Original data vs workflow output

Hi all,

I have several financial spread sheets that i run through a a workflow and standardize and concatenate etc., including row filter etc. Is there a way to check that final output contains all the rows (with exception of filtered) ? i.e i want to know that none of the originals rows have been lost because of some of the nodes actions?

Is there a node/ loop that will tell me all rows that have been removed? A reconciliation all the data is there?

@JanHazel welcome to the KNIME forum.

You could use a reference row filter from your result to the original data and of all rows are removed you have a test that they are all still there.

1 Like

Thank you mlauber71. I am maybe not as technically efficient as i am not from a programming background. I realised it may be easier if i put a picture of my workflow on screen:

Essentially, what i am trying to do, is check that every row i have on the original 6 reports picked up in excel reader (the original raw data) is then accounted for, either in my final concatenated table or via row filter, and that no rows dropped off inadvertedly. Hopefully this helps?

1 Like

If you want to just see the number of rows, then you can open the output port views of your first and penultimate nodes to compare the number of rows at the beginning and end of that specific branch.

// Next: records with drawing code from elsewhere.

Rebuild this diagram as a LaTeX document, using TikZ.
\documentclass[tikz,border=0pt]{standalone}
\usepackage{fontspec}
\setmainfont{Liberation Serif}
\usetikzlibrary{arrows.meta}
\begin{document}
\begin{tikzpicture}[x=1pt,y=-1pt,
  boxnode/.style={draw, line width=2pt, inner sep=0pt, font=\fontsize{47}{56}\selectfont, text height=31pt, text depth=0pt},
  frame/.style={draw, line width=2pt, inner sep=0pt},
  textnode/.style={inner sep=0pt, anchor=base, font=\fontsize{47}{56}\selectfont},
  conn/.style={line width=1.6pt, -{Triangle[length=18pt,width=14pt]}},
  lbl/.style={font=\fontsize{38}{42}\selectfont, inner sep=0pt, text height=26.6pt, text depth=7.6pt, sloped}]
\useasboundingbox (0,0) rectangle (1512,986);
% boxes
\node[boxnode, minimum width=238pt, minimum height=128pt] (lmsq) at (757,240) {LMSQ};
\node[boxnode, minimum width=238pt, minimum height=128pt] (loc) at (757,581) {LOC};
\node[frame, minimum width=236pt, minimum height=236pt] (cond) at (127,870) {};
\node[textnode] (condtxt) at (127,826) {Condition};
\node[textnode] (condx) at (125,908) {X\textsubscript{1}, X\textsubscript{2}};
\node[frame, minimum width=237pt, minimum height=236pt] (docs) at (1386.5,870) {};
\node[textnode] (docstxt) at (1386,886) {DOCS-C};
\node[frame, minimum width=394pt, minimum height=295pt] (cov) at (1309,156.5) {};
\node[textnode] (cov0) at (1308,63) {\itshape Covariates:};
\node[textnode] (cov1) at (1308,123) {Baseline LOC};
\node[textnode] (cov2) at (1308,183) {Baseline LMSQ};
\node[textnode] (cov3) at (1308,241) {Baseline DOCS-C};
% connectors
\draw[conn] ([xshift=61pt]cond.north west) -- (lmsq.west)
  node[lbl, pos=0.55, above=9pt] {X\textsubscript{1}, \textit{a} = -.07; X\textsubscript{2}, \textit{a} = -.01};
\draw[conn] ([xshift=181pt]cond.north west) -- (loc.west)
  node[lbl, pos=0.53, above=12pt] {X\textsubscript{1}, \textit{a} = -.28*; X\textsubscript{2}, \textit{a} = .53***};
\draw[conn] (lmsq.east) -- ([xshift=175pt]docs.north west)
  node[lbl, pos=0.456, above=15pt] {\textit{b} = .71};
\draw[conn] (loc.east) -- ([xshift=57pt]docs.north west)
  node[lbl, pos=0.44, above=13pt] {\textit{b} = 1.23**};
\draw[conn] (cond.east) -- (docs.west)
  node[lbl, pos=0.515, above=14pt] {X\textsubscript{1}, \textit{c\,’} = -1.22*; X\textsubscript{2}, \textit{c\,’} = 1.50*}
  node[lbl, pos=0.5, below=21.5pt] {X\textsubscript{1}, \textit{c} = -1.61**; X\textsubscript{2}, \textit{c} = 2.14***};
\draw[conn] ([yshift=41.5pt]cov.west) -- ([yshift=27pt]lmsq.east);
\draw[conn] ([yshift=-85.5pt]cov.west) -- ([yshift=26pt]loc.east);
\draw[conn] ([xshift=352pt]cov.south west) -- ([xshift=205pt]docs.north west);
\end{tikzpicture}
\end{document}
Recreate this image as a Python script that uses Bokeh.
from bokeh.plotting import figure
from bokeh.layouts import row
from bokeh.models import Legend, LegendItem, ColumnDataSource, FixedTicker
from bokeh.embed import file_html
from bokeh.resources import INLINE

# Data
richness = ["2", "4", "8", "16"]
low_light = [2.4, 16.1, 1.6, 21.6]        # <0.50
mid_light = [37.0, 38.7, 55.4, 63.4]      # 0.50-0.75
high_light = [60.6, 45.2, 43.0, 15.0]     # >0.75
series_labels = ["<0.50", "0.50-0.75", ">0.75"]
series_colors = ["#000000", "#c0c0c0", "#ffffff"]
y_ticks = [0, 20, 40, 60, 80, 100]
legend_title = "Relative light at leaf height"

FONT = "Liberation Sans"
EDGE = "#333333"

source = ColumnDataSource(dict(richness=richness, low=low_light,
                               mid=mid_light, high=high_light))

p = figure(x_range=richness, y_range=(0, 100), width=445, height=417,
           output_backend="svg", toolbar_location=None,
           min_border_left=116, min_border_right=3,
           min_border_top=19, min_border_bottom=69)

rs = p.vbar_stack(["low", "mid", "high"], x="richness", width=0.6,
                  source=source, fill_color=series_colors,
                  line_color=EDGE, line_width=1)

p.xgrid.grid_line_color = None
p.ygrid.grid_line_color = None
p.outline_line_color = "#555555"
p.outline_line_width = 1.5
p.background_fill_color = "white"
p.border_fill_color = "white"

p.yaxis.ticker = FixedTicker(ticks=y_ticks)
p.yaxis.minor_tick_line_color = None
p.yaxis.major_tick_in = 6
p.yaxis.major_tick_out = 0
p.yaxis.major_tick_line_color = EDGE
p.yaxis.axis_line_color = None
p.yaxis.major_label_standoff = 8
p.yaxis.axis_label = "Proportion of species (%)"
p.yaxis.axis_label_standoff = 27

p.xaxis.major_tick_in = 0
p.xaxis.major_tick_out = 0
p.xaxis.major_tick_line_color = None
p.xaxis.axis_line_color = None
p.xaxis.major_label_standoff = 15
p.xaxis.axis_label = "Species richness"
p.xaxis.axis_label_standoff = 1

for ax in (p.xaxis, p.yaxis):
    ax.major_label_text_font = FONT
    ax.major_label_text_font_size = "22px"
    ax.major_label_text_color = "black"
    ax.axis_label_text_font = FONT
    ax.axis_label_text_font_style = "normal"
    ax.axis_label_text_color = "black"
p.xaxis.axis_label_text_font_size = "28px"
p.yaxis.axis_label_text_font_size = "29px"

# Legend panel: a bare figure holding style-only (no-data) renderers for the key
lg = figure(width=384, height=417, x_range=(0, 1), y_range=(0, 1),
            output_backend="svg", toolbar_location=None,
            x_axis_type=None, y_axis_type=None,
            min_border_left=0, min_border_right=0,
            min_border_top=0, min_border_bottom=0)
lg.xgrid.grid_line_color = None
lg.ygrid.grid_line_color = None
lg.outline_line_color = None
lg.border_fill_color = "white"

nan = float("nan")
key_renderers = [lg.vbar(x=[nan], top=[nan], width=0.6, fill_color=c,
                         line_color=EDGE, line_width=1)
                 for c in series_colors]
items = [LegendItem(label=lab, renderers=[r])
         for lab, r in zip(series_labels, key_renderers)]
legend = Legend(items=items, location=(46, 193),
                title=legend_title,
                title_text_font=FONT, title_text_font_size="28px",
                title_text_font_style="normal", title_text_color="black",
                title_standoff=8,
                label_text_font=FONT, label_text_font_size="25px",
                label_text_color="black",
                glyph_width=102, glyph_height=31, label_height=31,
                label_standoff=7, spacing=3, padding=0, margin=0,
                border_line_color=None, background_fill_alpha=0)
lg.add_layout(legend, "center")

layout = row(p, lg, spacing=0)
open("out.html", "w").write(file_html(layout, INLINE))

If you want something more complex, then maybe the Table Difference Finder node might work.

1 Like

Hello @JanHazel,

I see your point and there are no dedicated node(s) for this kind of check in KNIME. And thinking about it doesn’t seem easy to have it as it highly depends on data. I would suggest to build comparison on your own. For this to work you would need to have or build a unique identifier for each row from your input files. Upon processing of your data you shouldn’t drop those identifiers as you want to compare them vs original ones. The comparison itself can be done using Joiner (Labs) node or above mentioned Table Difference Finder.

Welcome to KNIME Community! Hope this helps and in case of any questions feel free to ask!

Br,
Ivan

1 Like

@JanHazel what I then would recommend is as @ipazin said create a unique identifier forf each line using maybe the filename and the RowID and then check your final results against a reference table of all these IDs - maybe with the Reference Row Filter.

This topic was automatically closed 182 days after the last reply. New replies are no longer allowed.